Was er verbraucht: Bemerkenswert wenig. Im Schnitt verbuchten wir 6,2 l/100 km, wobei unsere Streckenführung durchaus längere und sehr zügig durcheilte Autobahnetappen enthielt. Im Schonverfahren lässt sich mit dem B 220 d gut eine Vier vor dem Komma erzielen. Auch hier dürfte sich die günstige Aerodynamik auszahlen.

Was er bietet: Unter anderem 8-Gang-Doppelkupplungsgetriebe, Regen-Licht-Sensor, Klimaautomatik, MBUX-Multimedia-System mit zwei 7-Zoll-Displays und Sprachbedienung, Multifunktions-Sportlenkrad, Digitalradio, Spurhalte-, Brems- und Geschwindigkeitslimitassistent sowie Fahrprogrammauswahl. Sonderlich viel ist das noch nicht. Dass die Preisliste 76 Seiten umfasst, lässt erahnen, in welch betrübliche Regionen der Anschaffungspreis abheben kann, zumal vieles, was anderswo schon serienmäßig ist (Sitzheizung, Aluräder, verschiebbare Rücksitzbank, Parksensoren), im Falle der B-Klasse extra bezahlt werden muss.

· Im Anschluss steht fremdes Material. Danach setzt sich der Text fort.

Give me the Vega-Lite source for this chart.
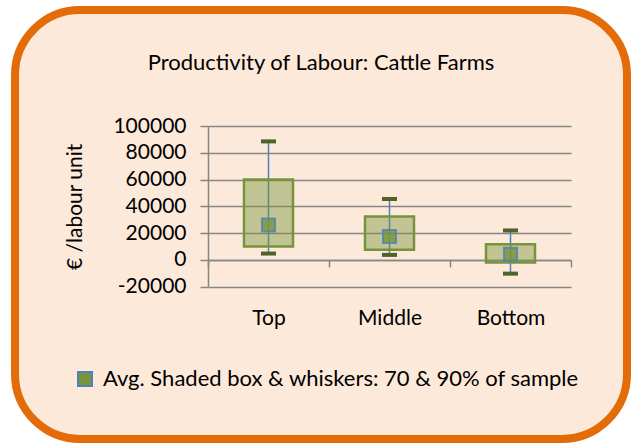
{
  "$schema": "https://vega.github.io/schema/vega-lite/v6.json",
  "width": 612,
  "height": 429,
  "autosize": {"type": "none"},
  "padding": {"left": 15, "top": 10, "right": 6, "bottom": 4},
  "background": "white",
  "title": {
    "text": "Productivity of Labour: Cattle Farms",
    "font": "Lato",
    "fontSize": 22,
    "fontWeight": "normal",
    "color": "black",
    "frame": "group",
    "anchor": "middle",
    "baseline": "middle",
    "offset": -75
  },
  "config": {
    "font": "Lato",
    "view": {"fill": "#FDE9D9", "stroke": "#E36C09", "strokeWidth": 8, "cornerRadius": 65}
  },
  "data": {
    "values": [
      {"group": "Top", "lo": 4750, "q1": 10000, "q3": 60000, "hi": 88500, "avg": 26000, "series": "Avg. Shaded box & whiskers: 70 & 90% of sample"},
      {"group": "Middle", "lo": 3750, "q1": 7500, "q3": 32500, "hi": 45500, "avg": 17500, "series": "Avg. Shaded box & whiskers: 70 & 90% of sample"},
      {"group": "Bottom", "lo": -10250, "q1": -2000, "q3": 11750, "hi": 22000, "avg": 4250, "series": "Avg. Shaded box & whiskers: 70 & 90% of sample"}
    ]
  },
  "encoding": {
    "x": {
      "field": "group",
      "type": "nominal",
      "sort": ["Top", "Middle", "Bottom"],
      "scale": {"range": [193, 556], "paddingInner": 0, "paddingOuter": 0},
      "axis": {
        "title": null,
        "orient": "bottom",
        "offset": -179,
        "grid": false,
        "domainColor": "#868686",
        "domainWidth": 1.5,
        "tickColor": "#868686",
        "tickWidth": 1.5,
        "tickSize": 7,
        "tickBand": "extent",
        "labelFont": "Lato",
        "labelFontSize": 21,
        "labelColor": "black",
        "labelPadding": 40,
        "labelAngle": 0
      }
    }
  },
  "layer": [
    {
      "mark": {"type": "rule", "color": "#4F81BD", "strokeWidth": 1.5},
      "encoding": {
        "y": {
          "field": "lo",
          "type": "quantitative",
          "scale": {"domain": [-20000, 100000], "range": [276.7, 116], "nice": false, "zero": false},
          "axis": {
            "values": [-20000, 0, 20000, 40000, 60000, 80000, 100000],
            "labelExpr": "'' + datum.value",
            "offset": -193,
            "grid": true,
            "gridColor": "#868686",
            "gridWidth": 1.5,
            "domainColor": "#868686",
            "domainWidth": 1.5,
            "tickColor": "#868686",
            "tickWidth": 1.5,
            "tickSize": 8,
            "labelFont": "Lato",
            "labelFontSize": 21,
            "labelColor": "black",
            "labelPadding": 14,
            "title": "€ /labour unit",
            "titleFont": "Lato",
            "titleFontSize": 21,
            "titleFontWeight": "normal",
            "titleColor": "black",
            "titlePadding": 27
          }
        },
        "y2": {"field": "hi"}
      }
    },
    {
      "mark": {"type": "bar", "width": 49, "fill": "#77933C", "fillOpacity": 0.44, "stroke": "#77933C", "strokeWidth": 2.5},
      "encoding": {
        "y": {"field": "q1", "type": "quantitative"},
        "y2": {"field": "q3"}
      }
    },
    {
      "mark": {"type": "tick", "size": 15, "thickness": 4, "color": "#4F6228", "opacity": 1},
      "encoding": {
        "y": {"field": "lo", "type": "quantitative"}
      }
    },
    {
      "mark": {"type": "tick", "size": 15, "thickness": 4, "color": "#4F6228", "opacity": 1},
      "encoding": {
        "y": {"field": "hi", "type": "quantitative"}
      }
    },
    {
      "mark": {"type": "point", "shape": "square", "filled": true, "size": 170, "stroke": "#4F81BD", "strokeWidth": 2, "fillOpacity": 0.8, "strokeOpacity": 0.8},
      "encoding": {
        "y": {"field": "avg", "type": "quantitative"},
        "fill": {
          "field": "series",
          "type": "nominal",
          "scale": {"range": ["#77933C"]},
          "legend": {
            "orient": "none",
            "legendX": 59,
            "legendY": 358,
            "padding": 0,
            "title": null,
            "labelFont": "Lato",
            "labelFontSize": 22,
            "labelColor": "black",
            "labelLimit": 0,
            "labelOffset": 7,
            "symbolType": "square",
            "symbolSize": 196,
            "symbolStrokeColor": "#4F81BD",
            "symbolStrokeWidth": 2,
            "symbolFillColor": "#77933C",
            "symbolOpacity": 1
          }
        }
      }
    }
  ]
}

Was er kostet: Ab 39.336 Euro. Die 60.000-Euro-Grenze zu reißen, scheint keine allzu große Herausforderung. Die beste Freundin ist bestürzt.

Was wir meinen: Der Mercedes B 220 d heimst mit seinem hohen Fahrkomfort Punkte ein, vor allem aber dank seines kräftig-kultivierten und obendrein sparsamen Dieselmotors. Wer der Vernunft vor Charisma die Vorfahrt gewährt, ist mit der dieselnden B-Klasse bestens beraten. Immer vorausgesetzt, er kann sie sich leisten. Die beste Freundin muss mal nachdenken.

Ulla Ellmer

Die Daten des Mercedes B 220 d Sports Tourer

Hubraum 1950 ccm, Zylinder 4, Leistung 140 kW/190 PS bei 3800 - 6500/min, max. Drehmoment 400 Nm bei 1600 - 2600/min, Spitze 234 km/h, Beschleunigung 0 auf 100 km/h in 7,2 sec, Normverbrauch innerorts 5,8 - 5,5, außerorts 4,2 - 3,8, kombiniert 4,8 - 4,4 l/100 km D, Testverbrauch 6,2 l/100 km, CO2-Emission 125 - 117 g/km, Schadstoffklasse Euro 6d, Energie-Effizienzklasse A, Länge 4,42 m, Breite 1,80 m, Höhe 1,57 m, Kofferraum 445 - 1530 l, Kraftstoff-Tank 43 l (gegen Aufpreis 51 l), Leergewicht 1545 kg, zulässiges Gesamtgewicht 2080 kg, Zuladung 535 kg, Anhängelast 1600 kg (gebremst), 750 kg (ungebremst). 8-G-Doppelkupplungsgetriebe, Frontantrieb. Versicherungs-Typklassen 15 (KH), 23 (VK), 21 (TK). Preis ab 39.336 Euro.